“世界3強牝馬”の夢対決は実現するか? 香港で聞いた外国騎手・メディアの評価
2頭出しの矢作厩舎が積み上げた海外での経験
海外遠征を積み重ね、今年こその意気込みで臨んだ矢作調教師(中)も悲願Vまであと一歩だった 【写真:有田徹】
しかし、競馬に勝利の方程式はない。どの陣営もトライアンドエラーを繰り返し、勝利に近づくためのノウハウを蓄積してきた。そのひとつの好例が今回のリスグラシューだ。ただでさえ繊細なタイプ。国際厩舎に到着後、環境の変化に戸惑っていたが、担当者が栗東では使わないウォーキングマシンへ即座に連れて行き、軽く運動したことで劇的に落ち着きを取り戻したという。

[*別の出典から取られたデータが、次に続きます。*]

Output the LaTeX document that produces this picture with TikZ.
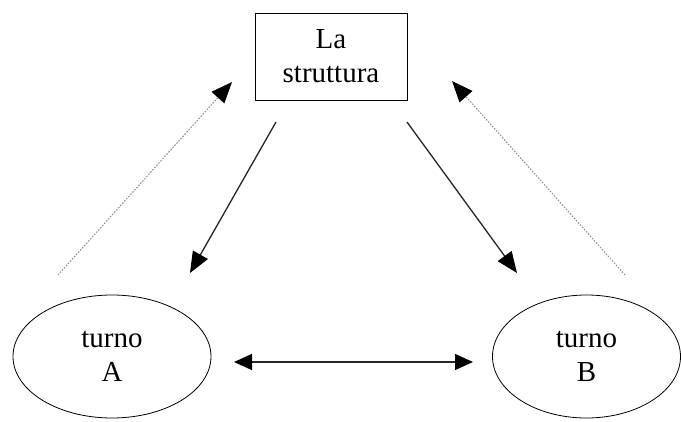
\documentclass[tikz,border=0pt]{standalone}
\usepackage{fontspec}
\setmainfont{Liberation Serif}
\usetikzlibrary{shapes.geometric,arrows.meta}

\begin{document}
\begin{tikzpicture}[x=1pt, y=-1pt, font=\fontsize{29}{34}\selectfont]
			\tikzstyle{turno}=[ellipse,draw,thick,align=center,inner sep=0pt]
			\tikzstyle{freccia}=[draw=black!85,line width=1.3pt,-{Triangle[length=21pt,width=17pt,color=black]}]
			\tikzstyle{ritorno}=[draw=black!45,line width=1pt,dash pattern=on 1.6pt off 1.4pt,-{Triangle[length=21pt,width=17pt,color=black]}]
			\useasboundingbox (0,0) rectangle (681,421);
			\node[draw,thick,align=center,minimum width=152pt,minimum height=87pt](struttura) at (331,56.5){La\\struttura};
			\node[turno,minimum width=198pt,minimum height=123pt](turno-a) at (112,356.5){turno\\A};
			\node[turno,minimum width=188pt,minimum height=123pt](turno-b) at (586.5,356.5){turno\\B};
			
			% capi liberi delle frecce
			\coordinate (s-a) at (276,122);
			\coordinate (e-a) at (190,273);
			\coordinate (s-b) at (407,122);
			\coordinate (e-b) at (517,273);
			\coordinate (r-a) at (58,275);
			\coordinate (t-a) at (232,82);
			\coordinate (r-b) at (625,275);
			\coordinate (t-b) at (452,81);
			\coordinate (h-a) at (234,362);
			\coordinate (h-b) at (473,362);
			
			\path[freccia] (s-a) -- (e-a);
			\path[freccia] (s-b) -- (e-b);
			\path[ritorno] (r-a) -- (t-a);
			\path[ritorno] (r-b) -- (t-b);
			\path[draw=black!85,line width=1.3pt,{Triangle[length=18pt,width=16pt,color=black]}-{Triangle[length=18pt,width=16pt,color=black]}] (h-a) -- (h-b);
\end{tikzpicture}
\end{document}
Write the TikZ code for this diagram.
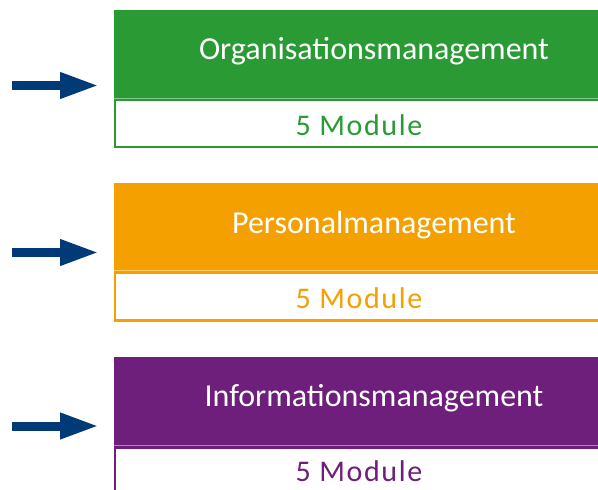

「以前は東京への輸送で馬体重が激減していたほど。それが香港でこの体なら十分でしょう」
経験から来る厩舎の対応力。17年のドバイターフではリアルスティールで答えを出し、今年メルボルンカップのチェスナットコートでは経験を積んだ。これらのことがスタッフからスタッフへ、ラグビーボールのように後ろへパスされながら着実に前進し、厩舎の財産となっている。これには矢作調教師もニンマリし、手応えを口にした。
「今回は何より2頭で来られたのがうれしい。海外の調教師ではエイダン(オブライエン調教師)と僕だけでしょう。2頭だとこちらが意図するような併せ馬ができるし、実際に併せて、2頭ともいい意味でピリッとしてきた」
だからリスグラシューには勝ってほしかった。単勝馬券を400香港ドル買っていたからというわけではない。レース後「一瞬勝ったと思った」と話した後、しばし言葉を詰まらせた矢作さん。次こそ、リベンジを果たしてほしいものだ。
さらに、好走の舞台裏ではチームジャパンとしての相乗効果というか、ほほえましい場面もあった。ヴィブロスとディアドラの秋華賞馬同士が大の仲良しだというのだ。「一緒にいると落ち着いている。ほんと助かってますよ」と友道康夫調教師が話せば橋田調教師も「牝馬だから特に大きいよ」と笑顔を見せていた。
3強対決、最適舞台は12月の香港か
何しろ、ジャパンカップをスーパーレコードで勝った極東の3歳馬に凱旋門賞連覇の4歳。さらに現在29連勝中でGI・22勝を挙げる南半球の女傑が相まみえるとあらば……。実際に現地の関係者、海外メディアも興味津々だった。
「悩ましい。比べられないよ」と答えたのはパートン騎手。「アップルとオレンジを比べてもね」という、ごもっともな意見もあるにはあったが、それぞれが自身の考えを大いに語ってくれた。
レーシングポストのスコット・バートン記者をはじめ、海外記者は世界3強牝馬対決をどう見ている? 【写真:山本智行】
その他では「1600メートルならウィンクス、2000メートルならアーモンドアイ、2400メートルではエネイブル」という見方や「ウィンクスは長期間ハイレベルを維持している」「いや、ウィンクスはオーストラリアを出ていないから評価を下げざるを得ない」「欧州の馬場ならエネイブルは負けない」などの意見もあった。
実際のところ、3強対決の実現性は薄いかもしれない。しかし、夢のある話をするのは楽しいし、望みは捨てたくない。舞台は3月のドバイか、あるいは10月のロンシャンか11月の東京か。いや、地理的な条件やシーズン、距離、海外遠征馬の出走実績などを踏まえると、最適なのは12月シャティンの2000メートルだろう。
3強対決。この山はどこまでも高い。しかし、その実現を世界の競馬ファンのだれもが待ち望んでいる。